AIM OF THE EXERCISE
Reproduce the listing word for word, leaving every picture behind.

INFORMATION PROVIDED
________________________

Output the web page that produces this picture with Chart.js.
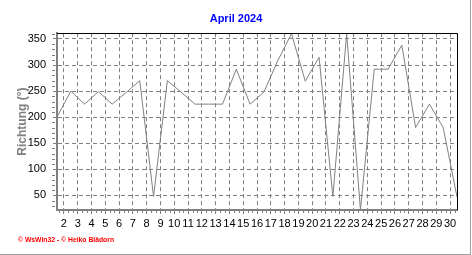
<!DOCTYPE html>
<html>
<head>
<meta charset="utf-8">
<script src="https://cdn.jsdelivr.net/npm/chart.js@4"></script>
<style>
  html, body { margin: 0; padding: 0; background: #fff; }
  #wrap { position: relative; width: 470px; height: 254px; border-right: 1px solid #a0a0a0; border-bottom: 1px solid #a0a0a0; }
  #c { position: absolute; left: 0; top: 0; }
  #credit { position: absolute; left: 18px; top: 236px; font: bold 6.8px "Liberation Sans", Arial, sans-serif; color: #ff0000; white-space: nowrap; }
</style>
</head>
<body>
<div id="wrap">
  <canvas id="c" width="472" height="255"></canvas>
  <div id="credit">© WsWin32 - © Heiko Blädorn</div>
</div>
<script>
/* Windrichtung April 2024 — daily mean direction */

// ── Data ─────────────────────────────────────────────────────────────────────

const DAYS = [1, 2, 3, 4, 5, 6, 7, 8, 9, 10, 11, 12, 13, 14, 15,
              16, 17, 18, 19, 20, 21, 22, 23, 24, 25, 26, 27, 28, 29, 30];
const DIRECTION = [200, 250, 225, 249, 225, 247, 270, 48, 270, 248, 225, 225, 225, 292, 225,
                   248, 308, 360, 269, 315, 48, 360, 22, 292, 292, 338, 180, 225, 180, 47];
const X_TICKS = [2, 3, 4, 5, 6, 7, 8, 9, 10, 11, 12, 13, 14, 15, 16,
                 17, 18, 19, 20, 21, 22, 23, 24, 25, 26, 27, 28, 29, 30];
const Y_MIN = 22;
const Y_MAX = 361;

const GRAY = '#808080';
const FONT = '"Liberation Sans", Arial, sans-serif';

// Each day's value sits in the middle of its day (grid line k = start of day k)
const points = DAYS.map((d, i) => ({ x: d + 0.5, y: DIRECTION[i] }));

// ── Frame + minor ticks ─────────────────────────────────────────────────────

const frame_plugin = {
  id: 'frame',
  afterDraw(chart) {
    const { ctx, chartArea: a, scales } = chart;
    ctx.save();
    ctx.strokeStyle = '#000';
    ctx.lineWidth = 1;
    ctx.beginPath();
    ctx.moveTo(a.left, Math.round(a.top) + 0.5);
    ctx.lineTo(Math.round(a.right) + 0.5, Math.round(a.top) + 0.5);
    ctx.lineTo(Math.round(a.right) + 0.5, a.bottom);
    ctx.stroke();

    // minor ticks: every 8 h on x, every 10° on y
    ctx.strokeStyle = GRAY;
    ctx.beginPath();
    for (let k = 5; k <= 91; k++) {
      if (k % 3 === 0) continue;
      const x = Math.round(scales.x.getPixelForValue(k / 3)) + 0.5;
      ctx.moveTo(x, a.bottom);
      ctx.lineTo(x, a.bottom + 3);
    }
    for (let v = 30; v <= 360; v += 10) {
      if (v % 50 === 0) continue;
      const y = Math.round(scales.y.getPixelForValue(v)) + 0.5;
      ctx.moveTo(a.left - 2, y);
      ctx.lineTo(a.left - 5, y);
    }
    ctx.stroke();
    ctx.restore();
  }
};

new Chart(document.getElementById('c'), {
  type: 'line',
  data: {
    datasets: [{
      data: points,
      borderColor: GRAY,
      borderWidth: 1,
      pointRadius: 0,
      tension: 0,
      fill: false,
    }]
  },
  options: {
    responsive: false,
    animation: false,
    devicePixelRatio: 1,
    layout: { padding: 0 },
    plugins: {
      legend: { display: false },
      tooltip: { enabled: false },
      title: {
        display: true,
        text: 'April 2024',
        color: '#0000ff',
        font: { family: FONT, size: 11, weight: 'bold' },
        padding: { top: 12, bottom: 8 },
      },
    },
    scales: {
      x: {
        type: 'linear',
        min: 1.5,
        max: 30.5,
        afterFit: s => { s.height = 45; },
        afterBuildTicks: s => { s.ticks = X_TICKS.map(v => ({ value: v })); },
        ticks: {
          autoSkip: false,
          maxRotation: 0,
          color: '#000',
          padding: 3,
          font: { family: FONT, size: 11 },
          callback: v => String(v),
        },
        grid: { color: GRAY, lineWidth: 1, tickLength: 4, tickColor: GRAY, tickBorderDash: [] },
        border: { color: GRAY, width: 2, dash: [4, 3] },
      },
      y: {
        min: Y_MIN,
        max: Y_MAX,
        afterFit: s => { s.width = 57; },
        ticks: {
          stepSize: 50,
          includeBounds: false,
          color: '#000',
          padding: 7,
          font: { family: FONT, size: 11 },
        },
        grid: { color: GRAY, lineWidth: 1, tickLength: 4, tickColor: GRAY, tickBorderDash: [] },
        border: { color: GRAY, width: 2, dash: [4, 3] },
        title: {
          display: true,
          text: 'Richtung (°)',
          color: GRAY,
          font: { family: FONT, size: 12, weight: 'bold' },
          padding: { top: 15, bottom: 0 },
        },
      },
      // empty right-hand strip so the title centres on the full width
      yr: {
        position: 'right',
        display: true,
        afterFit: s => { s.width = 15; },
        ticks: { display: false },
        grid: { display: false },
        border: { display: false },
      },
    },
  },
  plugins: [frame_plugin],
});
</script>
</body>
</html>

________________________

THE RESULT
Output the web page that produces this picture with Chart.js.
<!DOCTYPE html>
<html>
<head>
<meta charset="utf-8">
<script src="https://cdn.jsdelivr.net/npm/chart.js@4"></script>
<style>
  html, body { margin: 0; padding: 0; background: #fff; }
  #wrap { position: relative; width: 470px; height: 254px; border-right: 1px solid #a0a0a0; border-bottom: 1px solid #a0a0a0; }
  #c { position: absolute; left: 0; top: 0; }
  #credit { position: absolute; left: 18px; top: 236px; font: bold 6.8px "Liberation Sans", Arial, sans-serif; color: #ff0000; white-space: nowrap; }
</style>
</head>
<body>
<div id="wrap">
  <canvas id="c" width="472" height="255"></canvas>
  <div id="credit">© WsWin32 - © Heiko Blädorn</div>
</div>
<script>
/* Windrichtung April 2024 — daily mean direction */

// ── Data ─────────────────────────────────────────────────────────────────────

const DAYS = [1, 2, 3, 4, 5, 6, 7, 8, 9, 10, 11, 12, 13, 14, 15,
              16, 17, 18, 19, 20, 21, 22, 23, 24, 25, 26, 27, 28, 29, 30];
const DIRECTION = [200, 250, 225, 249, 225, 247, 270, 48, 270, 248, 225, 225, 225, 292, 225,
                   248, 308, 360, 269, 315, 48, 360, 22, 292, 292, 338, 180, 225, 180, 47];
const X_TICKS = [2, 3, 4, 5, 6, 7, 8, 9, 10, 11, 12, 13, 14, 15, 16,
                 17, 18, 19, 20, 21, 22, 23, 24, 25, 26, 27, 28, 29, 30];
const Y_MIN = 22;
const Y_MAX = 361;

const GRAY = '#808080';
const FONT = '"Liberation Sans", Arial, sans-serif';

// Each day's value sits in the middle of its day (grid line k = start of day k)
const points = DAYS.map((d, i) => ({ x: d + 0.5, y: DIRECTION[i] }));

// ── Frame + minor ticks ─────────────────────────────────────────────────────

const frame_plugin = {
  id: 'frame',
  afterDraw(chart) {
    const { ctx, chartArea: a, scales } = chart;
    ctx.save();
    ctx.strokeStyle = '#000';
    ctx.lineWidth = 1;
    ctx.beginPath();
    ctx.moveTo(a.left, Math.round(a.top) + 0.5);
    ctx.lineTo(Math.round(a.right) + 0.5, Math.round(a.top) + 0.5);
    ctx.lineTo(Math.round(a.right) + 0.5, a.bottom);
    ctx.stroke();

    // minor ticks: every 8 h on x, every 10° on y
    ctx.strokeStyle = GRAY;
    ctx.beginPath();
    for (let k = 5; k <= 91; k++) {
      if (k % 3 === 0) continue;
      const x = Math.round(scales.x.getPixelForValue(k / 3)) + 0.5;
      ctx.moveTo(x, a.bottom);
      ctx.lineTo(x, a.bottom + 3);
    }
    for (let v = 30; v <= 360; v += 10) {
      if (v % 50 === 0) continue;
      const y = Math.round(scales.y.getPixelForValue(v)) + 0.5;
      ctx.moveTo(a.left - 2, y);
      ctx.lineTo(a.left - 5, y);
    }
    ctx.stroke();
    ctx.restore();
  }
};

new Chart(document.getElementById('c'), {
  type: 'line',
  data: {
    datasets: [{
      data: points,
      borderColor: GRAY,
      borderWidth: 1,
      pointRadius: 0,
      tension: 0,
      fill: false,
    }]
  },
  options: {
    responsive: false,
    animation: false,
    devicePixelRatio: 1,
    layout: { padding: 0 },
    plugins: {
      legend: { display: false },
      tooltip: { enabled: false },
      title: {
        display: true,
        text: 'April 2024',
        color: '#0000ff',
        font: { family: FONT, size: 11, weight: 'bold' },
        padding: { top: 12, bottom: 8 },
      },
    },
    scales: {
      x: {
        type: 'linear',
        min: 1.5,
        max: 30.5,
        afterFit: s => { s.height = 45; },
        afterBuildTicks: s => { s.ticks = X_TICKS.map(v => ({ value: v })); },
        ticks: {
          autoSkip: false,
          maxRotation: 0,
          color: '#000',
          padding: 3,
          font: { family: FONT, size: 11 },
          callback: v => String(v),
        },
        grid: { color: GRAY, lineWidth: 1, tickLength: 4, tickColor: GRAY, tickBorderDash: [] },
        border: { color: GRAY, width: 2, dash: [4, 3] },
      },
      y: {
        min: Y_MIN,
        max: Y_MAX,
        afterFit: s => { s.width = 57; },
        ticks: {
          stepSize: 50,
          includeBounds: false,
          color: '#000',
          padding: 7,
          font: { family: FONT, size: 11 },
        },
        grid: { color: GRAY, lineWidth: 1, tickLength: 4, tickColor: GRAY, tickBorderDash: [] },
        border: { color: GRAY, width: 2, dash: [4, 3] },
        title: {
          display: true,
          text: 'Richtung (°)',
          color: GRAY,
          font: { family: FONT, size: 12, weight: 'bold' },
          padding: { top: 15, bottom: 0 },
        },
      },
      // empty right-hand strip so the title centres on the full width
      yr: {
        position: 'right',
        display: true,
        afterFit: s => { s.width = 15; },
        ticks: { display: false },
        grid: { display: false },
        border: { display: false },
      },
    },
  },
  plugins: [frame_plugin],
});
</script>
</body>
</html>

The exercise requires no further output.